Review: Sleight of Hand (Bite Back series 01) by Mark Henwick

A copy of this novel for reviewing purposes was sent to me free of charge by the author via Blodeuedd – thank you very much !  That fact, of course,  didn’t influence my review in any way. 

Book info:

Form: pdf
Genre: urban fantasy, paranormal fiction, crime mystery
Target audience: adults


Amber Farrell is not your ordinary PI. She has been very well trained in one of the US Army super secret units. Unfortunately now the Army don’t want to have anything to do with her although they watch her carefully. She was a cop. Now most cops distrust her. All because of a bloody incident in the South American jungle. She was bitten by something strange and she survived against all odds; now she doesn’t know what to do with her life which is simply slipping out of her hands.

It is not a big secret what she is becoming: a vampire. However even as your average vampire aspirant she is still unusual. The whole process is taking her longer for one thing and she doesn’t seem to need a mentor. She can also identify other vampires by their coppery smell.

As a self-employed PI Amber is doing not very well, but soon she is given a very profitable job. Her new client is Jenniffer Kingslund, a rich local businesswoman with a bunch of problems of her own: normal and paranormal. All of them seem to revolve around one undeveloped location of Jennifer: Silver Hills. Will Amber be able to help her? What will it take?

What I liked:

You might say it is just another paranormal fiction series with a mixture of everyday life in a big American city (Denver) and different fantasy creatures like vamps and werewolves but it was highly readable.

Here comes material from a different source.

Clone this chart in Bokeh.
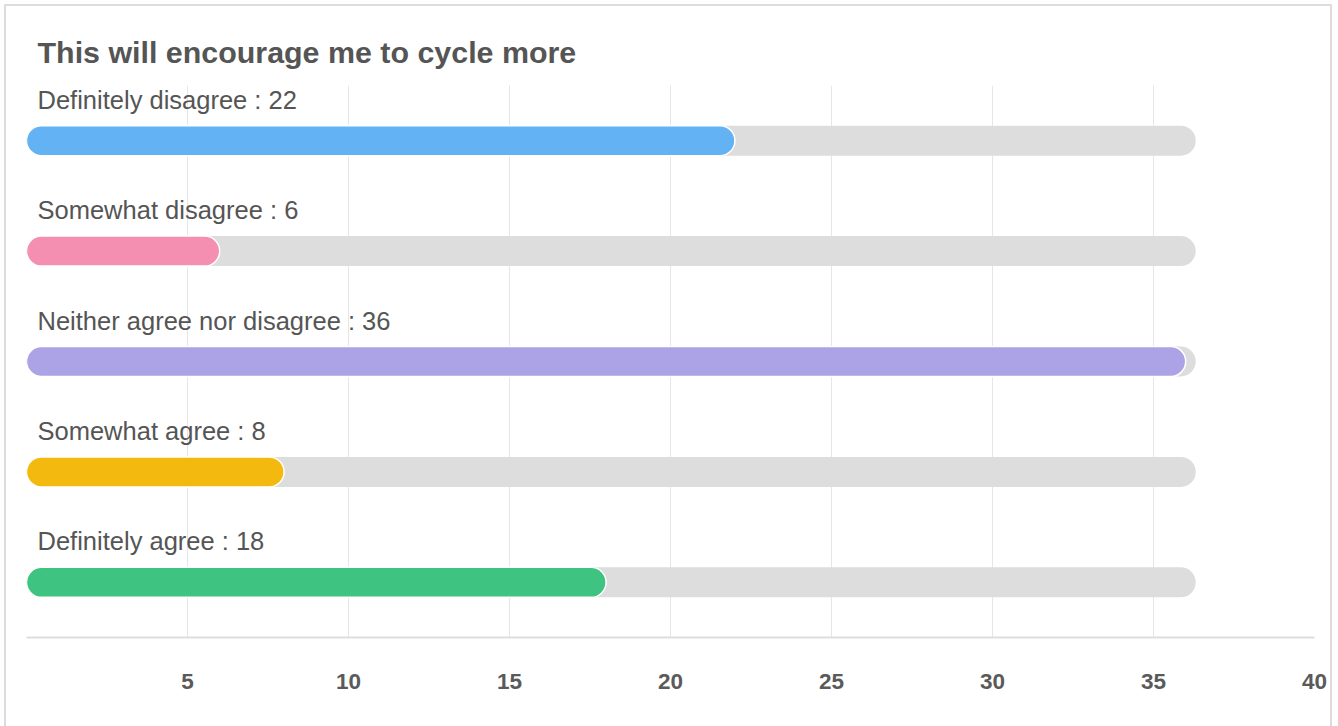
from bokeh.plotting import figure
from bokeh.models import Range1d, FactorRange, FixedTicker, ColumnDataSource
from bokeh.core.properties import value
from bokeh.embed import file_html
from bokeh.resources import INLINE

title = "This will encourage me to cycle more"
categories = ["Definitely disagree", "Somewhat disagree", "Neither agree nor disagree",
              "Somewhat agree", "Definitely agree"]
counts = [22, 6, 36, 8, 18]
colors = ["#63b3f4", "#f58fb1", "#aba3e6", "#f4b90e", "#3ec480"]
axis_ticks = [5, 10, 15, 20, 25, 30, 35, 40]
grid_ticks = [0, 5, 10, 15, 20, 25, 30, 35, 40]

FONT = "Liberation Sans"
W, H = 1328, 724
ML, MR, MT = 20, 20, 79
FRAME_H = 552
MB = H - MT - FRAME_H
FRAME_W = W - ML - MR
X_MAX = 40
BAR_PX = 30
TRACK_OVERHANG_PX = 10
px_per_unit = FRAME_W / X_MAX

cap_units = (BAR_PX / 2) / px_per_unit
src = ColumnDataSource(dict(
    cat=categories,
    val=counts,
    color=colors,
    label=[f"{c} : {v}" for c, v in zip(categories, counts)],
    track_end=[max(counts) - cap_units + TRACK_OVERHANG_PX / px_per_unit] * len(counts),
    track_start=[cap_units] * len(counts),
))

p = figure(width=W, height=H, output_backend="svg", toolbar_location=None,
           x_range=Range1d(0, X_MAX), y_range=FactorRange(factors=categories[::-1]),
           min_border_left=ML, min_border_right=MR, min_border_top=MT, min_border_bottom=MB,
           styles={"border": "2px solid #dcdcdc", "margin-left": "4px", "margin-top": "4px"})
p.outline_line_color = None
p.background_fill_color = "white"
p.border_fill_color = "white"

p.title.text = title
p.title.text_font = FONT
p.title.text_font_size = "30.4px"
p.title.text_font_style = "bold"
p.title.text_color = "#555555"
p.title.align = "left"
p.title.offset = 11
p.title.standoff = 33

p.yaxis.visible = False
p.ygrid.grid_line_color = None
p.xgrid.ticker = FixedTicker(ticks=grid_ticks)
p.xgrid.grid_line_color = "#e6e6e6"
p.xgrid.grid_line_width = 1

p.xaxis.ticker = FixedTicker(ticks=axis_ticks)
p.xaxis.axis_line_color = "#dddddd"
p.xaxis.axis_line_width = 2
p.xaxis.major_tick_line_color = None
p.xaxis.minor_tick_line_color = None
p.xaxis.major_label_standoff = 30
p.xaxis.major_label_text_font = FONT
p.xaxis.major_label_text_font_size = "22.5px"
p.xaxis.major_label_text_font_style = "bold"
p.xaxis.major_label_text_color = "#5a5a5a"

bar_h = BAR_PX / (FRAME_H / len(categories))

p.segment(x0="track_start", y0="cat", x1="track_end", y1="cat", source=src,
          line_width=BAR_PX, line_cap="round", line_color="#dddddd")
p.hbar(y="cat", left=0, right="val", height=bar_h, source=src, fill_color="color",
       line_color="white", line_width=1.5, border_radius=BAR_PX // 2)
p.text(x=0, y="cat", text="label", source=src, x_offset=11, y_offset=-41,
       text_font=value(FONT), text_font_size="25.5px", text_color="#555555",
       text_baseline="middle")

open("out.html", "w").write(file_html(p, INLINE))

The world building was interesting, especially concerning the Athanate or vampires. The author tried to outline their existence in a fresh way (if it is possible at all with vampires swamping popular literature) and I appreciated his efforts. The criminal mystery actually was overshadowed by that thread, at least for me.

Amber is a highly-trained woman but her proficiency in martial arts and using conventional weapons didn’t come from thin air. It is one of my pet peeves – a more or less ordinary chica is turned into a vampire and in the matter of seconds, practically as soon as she touches a sword, she becomes a warrior extraordinaire. Here at least the author gave his heroine a proper background, making her exploits far more believable.

Also I truly enjoyed the fact that this novel didn’t feature either insta-love between the main lead and, say, a devastatingly handsome vampire master (ugh!) or an ugly love triangle. Amber is a sensible girl who knows her priorities and keeps her desires in check, concerning both her male and female acquaintances. I hope the author will continue that course.

Finally some secondary characters like Bian, the Vietnamese vampiress who likes Goth girls, Tullah, Amber’s secretary and her mother were really nice to read about.

What I didn’t like:

The biggest problem I had concerned my relating or rather not relating to the main heroine, Amber Farrell. Don’t get me wrong – I like kick-ass women who never pull their punches and make a career on their own, without needing a strong man by their side, vampire or otherwise. Still…whenever I felt I finally knew what made her tick I was led astray by her actions again and again. Let me be more precise: Amber is not a badly-constructed character but she is neither here nor there, a work in progress.

Sometimes she acts like a straight adult woman, sometimes – like a young gung ho man from a Bond movie. She kisses both men and women. For some period of time she is a kind of live-in girlfriend of Jen but without fully realizing the implications of her status. She publicly dances with her for heavens’ sake and still she never bothers to ask herself what others might think of it. When her sister is angry at her she is simply surprised. Although she is half way into becoming a vampire she hates most of vampires and is afraid of her own future as one. Still she doesn’t look for the answers – not really, taking into account the fact that she is an investigator – and when it comes to werewolves she doesn’t have any trust issues or problems…

I understand that it is just the first part of a whole series. Perhaps with hindsight everything would have become perfectly reasonable but reading the first part I sometimes found myself wondering whether Amber is a she or a he or a person somewhere in between. I bet there might be several explanations of such a character construction. First: it was done deliberately by the author for reason or reasons unknown, to be revealed later. Second: male authors, even very good ones, sometimes have difficulties getting into a female mind and their heroines come across as tomboys at best, hermaphrodites in the middle, something misshapen a cat might drag in at worst. Creating a complex character is never easy. In my opinion the jury is out when it comes to Ms Farrell. Her background (a stint in special forces, another one as a cop) definitely would predestine her to be a bit less feminine than your ordinary vampire chick and it’s fine by me but I wish she found her inner core, spoke with herself and took a mature, informed decision about her preferences – rather sooner than later.

Cover art:

Nice but a bit misleading. I mean vampires are far more prominent than werewolves in this one so what is that doggy doing here?

Final verdict:

An interesting beginning of another urban fantasy series and a nice debut. I wish Amber and her author all the best!